Multifunctional 3D-Printed Ultra-Lightweight Engineered Cementitious Composites (2026-01)¶

This paper initially developed and investigated multifunctional 3D-printed ultra-lightweight engineered cementitious composites (3DP-ULW-ECC), designed specifically for smart infrastructure applications. Its mechanical properties and self-sensing behaviour were systematically evaluated. Calcined petroleum coke (CPC) was incorporated as a conductive material to improve its piezoresistivity. A comprehensive experimental programme, including uniaxial compressive tests, uniaxial tensile tests, and flexural tests, was conducted. 3DP-ULW-ECC had higher compressive strength (achieving 82 MPa) than cast specimens, and both cast and printed ULW-ECC exhibited densities below 1500 kg/m3. The tensile strength and strain capacity of printed ULW-ECC decreased by 17% and 18% compared to those of cast ones, respectively.

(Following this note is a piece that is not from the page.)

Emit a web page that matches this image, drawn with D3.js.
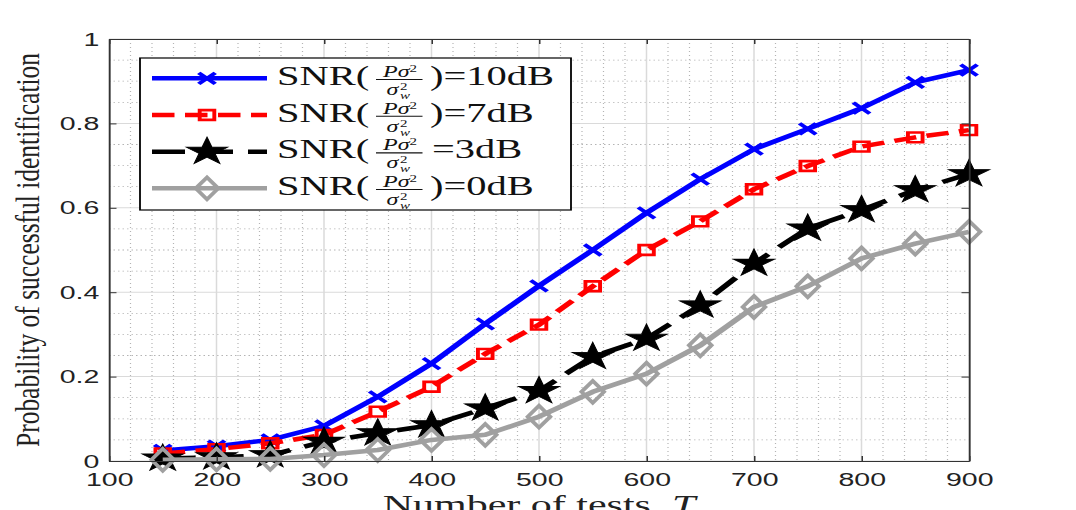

The compressive and three-point bending tests revealed significant anisotropy in 3DP-ULW-ECC, with specimens in the Z direction exhibiting the best compressive and flexural performance due to well-aligned fibre orientation. 3DP-ULW-ECC exhibited stable, repeatable, and reliable self-sensing behaviour under various loading conditions. The self-sensing performance of 3DP-ULW-ECC was worse than that of cast ULW-ECC due to the nonuniform distribution of pores. The mechanisms of piezoresistivity and its anisotropic effect were revealed and elaborately explained. By considering the anisotropy of both mechanical and self-sensing behaviour, 3DP-ULW-ECC is suggested to be loaded in the Z direction.